Saturday, June 30, 2007

Shadows of the Holocaust in Hilversum

Mr. Ernst Bakker, the mayor of Hilversum, a small town in the Netherlands, is now a hero of mine. He has refused a request from the Dutch Ministry of Justice to provide the Ministry with information about illegal aliens who don’t qualify for a ‘pardon’. The information would be used to round up the illegal aliens who don’t have any prospect of legalising their residency status in order to expel them from the country.

The heavy hand of history hovers in the background of this story. During World War II, about 75% of the pre-war 140,000 Jewish community in the Netherlands was murdered by the Nazis. One of the reasons for this Nazi success was that the modal Dutch public servant continued to ‘do his job’ during the war. Local officials helped identify the Jews, the local police assisted in rounding them up, Dutch train drivers drove the trains that took them to the camps. Dutch mayors, as heads of local administrations and heads of police were heavily implicated in this widespread support by inertia - born out of cowardice - for the Holocaust.
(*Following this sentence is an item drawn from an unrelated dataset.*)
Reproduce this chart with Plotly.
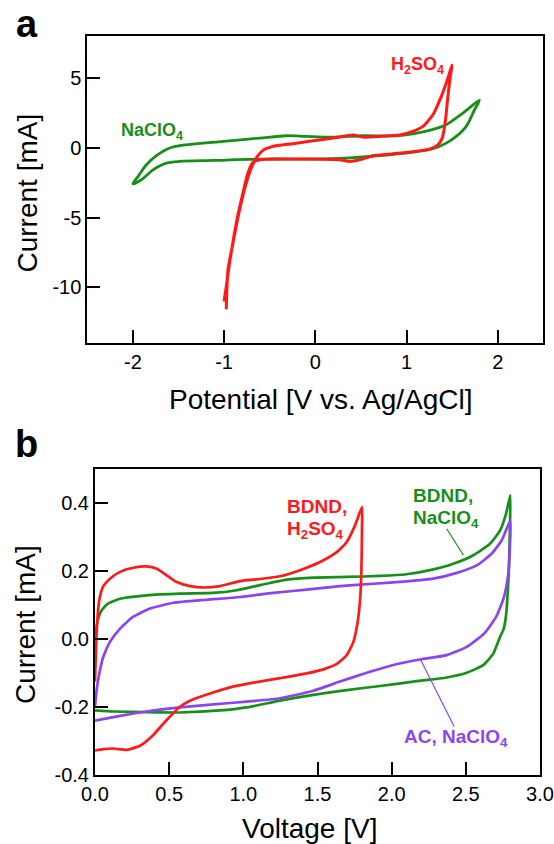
import plotly.graph_objects as go

# ---------------- Panel a data ----------------
a_naclo4_v = [-2.0, -1.943, -1.852, -1.742, -1.596, -1.414, -1.012, -0.611, -0.319, -0.10, 0.19, 0.52,
              0.887, 1.07, 1.25, 1.436, 1.618, 1.80, 1.746, 1.655, 1.545, 1.436, 1.29, 1.07, 0.705,
              0.34, -0.026, -0.574, -1.122, -1.487, -1.633, -1.779, -1.907, -2.0]
a_naclo4_i = [-2.58, -2.05, -1.22, -0.57, -0.02, 0.21, 0.45, 0.69, 0.86, 0.81, 0.76, 0.86,
              0.86, 1.0, 1.24, 1.65, 2.48, 3.4, 2.72, 1.53, 0.81, 0.33, -0.07, -0.31, -0.57,
              -0.74, -0.81, -0.81, -0.91, -0.98, -1.10, -1.58, -2.29, -2.58]

a_h2so4_v = [-0.976, -0.958, -0.903, -0.830, -0.757, -0.702, -0.647, -0.574, -0.464, -0.245, -0.026,
             0.193, 0.412, 0.522, 0.705, 0.924, 1.07, 1.18, 1.29, 1.382, 1.436, 1.50, 1.48, 1.454,
             1.428, 1.392, 1.344, 1.253, 1.07, 0.851, 0.632, 0.486, 0.376, 0.267, -0.026, -0.391,
             -0.611, -0.684, -0.739, -0.794, -0.867, -0.940, -0.976, -1.001]
a_h2so4_i = [-11.56, -8.74, -6.83, -4.44, -2.53, -1.46, -0.74, -0.19, 0.10, 0.29, 0.50,
             0.69, 0.91, 0.76, 0.81, 0.91, 1.17, 1.53, 2.36, 3.68, 4.63, 5.9, 5.11, 3.68,
             2.01, 0.69, 0.21, -0.10, -0.29, -0.43, -0.57, -0.86, -0.98, -0.86, -0.81, -0.81,
             -0.86, -1.05, -1.81, -3.25, -5.40, -8.26, -9.93, -11.0]

a_xticks = [-2, -1, 0, 1, 2]
a_xticklabels = ["-2", "-1", "0", "1", "2"]
a_yticks = [-10, -5, 0, 5]
a_yticklabels = ["-10", "-5", "0", "5"]

# ---------------- Panel b data ----------------
b_h2so4_v = [0.0, 0.007, 0.016, 0.029, 0.056, 0.101, 0.169, 0.258, 0.348, 0.416, 0.483, 0.551,
             0.641, 0.731, 0.843, 0.978, 1.113, 1.247, 1.382, 1.517, 1.630, 1.697, 1.753, 1.80,
             1.80, 1.796, 1.787, 1.769, 1.742, 1.697, 1.630, 1.54, 1.427, 1.247, 1.068, 0.910,
             0.775, 0.663, 0.573, 0.483, 0.393, 0.303, 0.214, 0.124, 0.056, 0.0]
b_h2so4_i = [-0.125, -0.023, 0.056, 0.115, 0.156, 0.178, 0.198, 0.210, 0.214, 0.207, 0.188, 0.168,
             0.156, 0.152, 0.156, 0.171, 0.177, 0.185, 0.203, 0.227, 0.256, 0.286, 0.335, 0.389,
             0.33, 0.203, 0.115, 0.046, -0.008, -0.047, -0.073, -0.089, -0.101, -0.115, -0.128, -0.142,
             -0.160, -0.177, -0.199, -0.238, -0.282, -0.314, -0.326, -0.322, -0.324, -0.328]

b_naclo4_v = [0.0, 0.007, 0.022, 0.045, 0.09, 0.169, 0.348, 0.573, 0.798, 0.955, 1.113, 1.292,
              1.472, 1.697, 1.922, 2.10, 2.259, 2.416, 2.551, 2.663, 2.731, 2.771, 2.80,
              2.797, 2.791, 2.782, 2.770, 2.755, 2.731, 2.686, 2.619, 2.506, 2.371, 2.147, 1.922, 1.697,
              1.472, 1.247, 1.023, 0.843, 0.573, 0.348, 0.124, 0.0]
b_naclo4_i = [-0.003, 0.026, 0.061, 0.085, 0.105, 0.119, 0.129, 0.134, 0.136, 0.144, 0.159, 0.175,
              0.181, 0.183, 0.186, 0.191, 0.203, 0.222, 0.247, 0.281, 0.320, 0.369, 0.423,
              0.330, 0.212, 0.134, 0.066, 0.030, 0.007, -0.042, -0.076, -0.099, -0.113, -0.125, -0.138, -0.150,
              -0.164, -0.181, -0.201, -0.210, -0.216, -0.215, -0.213, -0.210]

b_ac_v = [0.0, 0.011, 0.029, 0.056, 0.101, 0.169, 0.258, 0.371, 0.528, 0.753, 0.978, 1.203,
          1.427, 1.652, 1.877, 2.102, 2.281, 2.439, 2.574, 2.675, 2.742, 2.80,
          2.797, 2.786, 2.757, 2.705, 2.625, 2.506, 2.371, 2.191, 2.012, 1.832, 1.652, 1.472,
          1.247, 1.023, 0.798, 0.573, 0.348, 0.169, 0.0]
b_ac_i = [-0.199, -0.150, -0.101, -0.052, -0.008, 0.031, 0.066, 0.090, 0.107, 0.116, 0.124, 0.136,
          0.146, 0.156, 0.163, 0.170, 0.178, 0.195, 0.217, 0.252, 0.291, 0.349,
          0.271, 0.193, 0.124, 0.066, 0.017, -0.023, -0.047, -0.060, -0.076, -0.099, -0.125, -0.152,
          -0.174, -0.184, -0.192, -0.201, -0.213, -0.226, -0.240]

b_xticks = [0.0, 0.5, 1.0, 1.5, 2.0, 2.5, 3.0]
b_xticklabels = ["0.0", "0.5", "1.0", "1.5", "2.0", "2.5", "3.0"]
b_yticks = [-0.4, -0.2, 0.0, 0.2, 0.4]
b_yticklabels = ["-0.4", "-0.2", "0.0", "0.2", "0.4"]

# leader lines (data coordinates of panel b)
lead_naclo4_v = [2.371, 2.484]
lead_naclo4_i = [0.325, 0.247]
lead_ac_v = [2.191, 2.421]
lead_ac_i = [-0.057, -0.257]

RED = "#FF1A1A"
GREEN = "#17901A"
PURPLE = "#8C45EE"
FONT = "Liberation Sans, Arial, sans-serif"
W, H = 554, 844

fig = go.Figure()
fig.add_trace(go.Scatter(x=a_naclo4_v, y=a_naclo4_i, mode="lines",
                         line=dict(color=GREEN, width=2.8, shape="spline", smoothing=0.8),
                         xaxis="x", yaxis="y"))
fig.add_trace(go.Scatter(x=a_h2so4_v, y=a_h2so4_i, mode="lines",
                         line=dict(color=RED, width=3, shape="spline", smoothing=0.5),
                         xaxis="x", yaxis="y"))
fig.add_trace(go.Scatter(x=b_naclo4_v, y=b_naclo4_i, mode="lines",
                         line=dict(color=GREEN, width=2.7, shape="spline", smoothing=0.5),
                         xaxis="x2", yaxis="y2"))
fig.add_trace(go.Scatter(x=b_ac_v, y=b_ac_i, mode="lines",
                         line=dict(color=PURPLE, width=2.7, shape="spline", smoothing=0.5),
                         xaxis="x2", yaxis="y2"))
fig.add_trace(go.Scatter(x=b_h2so4_v, y=b_h2so4_i, mode="lines",
                         line=dict(color=RED, width=2.7, shape="spline", smoothing=0.5),
                         xaxis="x2", yaxis="y2"))
fig.add_trace(go.Scatter(x=lead_naclo4_v, y=lead_naclo4_i, mode="lines", line=dict(color=GREEN, width=1.2),
                         xaxis="x2", yaxis="y2"))
fig.add_trace(go.Scatter(x=lead_ac_v, y=lead_ac_i, mode="lines", line=dict(color=PURPLE, width=1.2),
                         xaxis="x2", yaxis="y2"))


def px_x(p):
    return p / W


def px_y(p):
    return 1 - p / H


axis_common = dict(showgrid=False, zeroline=False, showline=True, linecolor="black", linewidth=2,
                   mirror=True, ticks="inside", ticklen=13, tickwidth=2, tickcolor="black",
                   automargin=False, tickmode="array",
                   tickfont=dict(family=FONT, size=20, color="black"))

fig.update_layout(
    width=W, height=H, margin=dict(l=0, r=0, t=0, b=0, autoexpand=False),
    paper_bgcolor="white", plot_bgcolor="white", showlegend=False,
    font=dict(family=FONT, color="black"),
    xaxis=dict(domain=[px_x(87.3), px_x(543.3)], range=[-2.5, 2.5], tickvals=a_xticks,
               ticktext=a_xticklabels, anchor="y", **axis_common),
    yaxis=dict(domain=[px_y(343.3), px_y(36)], range=[-14, 8], tickvals=a_yticks,
               ticktext=a_yticklabels, anchor="x", **axis_common),
    xaxis2=dict(domain=[px_x(95), px_x(540)], range=[0, 3], tickvals=b_xticks,
                ticktext=b_xticklabels, anchor="y2", **axis_common),
    yaxis2=dict(domain=[px_y(775), px_y(469.3)], range=[-0.4, 0.5], tickvals=b_yticks,
                ticktext=b_yticklabels, anchor="x2", **axis_common),
)


def ann(text, x, y, size, color="black", bold=False, angle=0, xanchor="center", yanchor="middle"):
    t = f"<b>{text}</b>" if bold else text
    fig.add_annotation(text=t, x=px_x(x), y=px_y(y), xref="paper", yref="paper", showarrow=False,
                       font=dict(family=FONT, size=size, color=color), textangle=angle,
                       xanchor=xanchor, yanchor=yanchor)


# panel labels
ann("a", 27, 24, 38, bold=True)
ann("b", 26, 444, 38, bold=True)
# axis titles
ann("Current [mA]", 27.5, 193, 28, angle=-90)
ann("Potential [V vs. Ag/AgCl]", 321, 399, 28)
ann("Current [mA]", 25, 625, 28, angle=-90)
ann("Voltage [V]", 309, 828, 28)
# series labels panel a
ann("NaClO<sub>4</sub>", 119, 132, 18, color=GREEN, bold=True, xanchor="left")
ann("H<sub>2</sub>SO<sub>4</sub>", 389, 66, 18, color=RED, bold=True, xanchor="left")
# series labels panel b
ann("BDND,", 285, 507, 19, color=RED, bold=True, xanchor="left")
ann("H<sub>2</sub>SO<sub>4</sub>", 285, 530, 19, color=RED, bold=True, xanchor="left")
ann("BDND,", 411, 496, 19, color=GREEN, bold=True, xanchor="left")
ann("NaClO<sub>4</sub>", 411, 518.5, 19, color=GREEN, bold=True, xanchor="left")
ann("AC, NaClO<sub>4</sub>", 402, 737.5, 19, color=PURPLE, bold=True, xanchor="left")

fig.write_html("out.html", config={"displayModeBar": False})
The Mayor appears to be aware that he is speaking for the dead. When asked: “Should a mayor not just implement the law”, he answers (emphasis added): “I don’t obstruct the law. It says nowhere that I have to pass on these data. That’s not what mayors are for. Even in peacetime.”

In 1940-45 in the Netherlands it was the Jews that were reported, identified through yellow stars, rounded up, shipped out and exterminated. Ordinary citizens going about their daily tasks as usual, in the mayor’s office, in the population registry, in the police force, in the Dutch transit camps, were a major and essential part of the machinery of evil. What will be the next group to be reported, rounded up and shipped out to God knows where: Muslims, Communists, Libertarians, sufferers from Alzheimer’s, those with serious birth defects?

If there are enough men and women with the moral fibre of Mr Bakker, it need not happen again.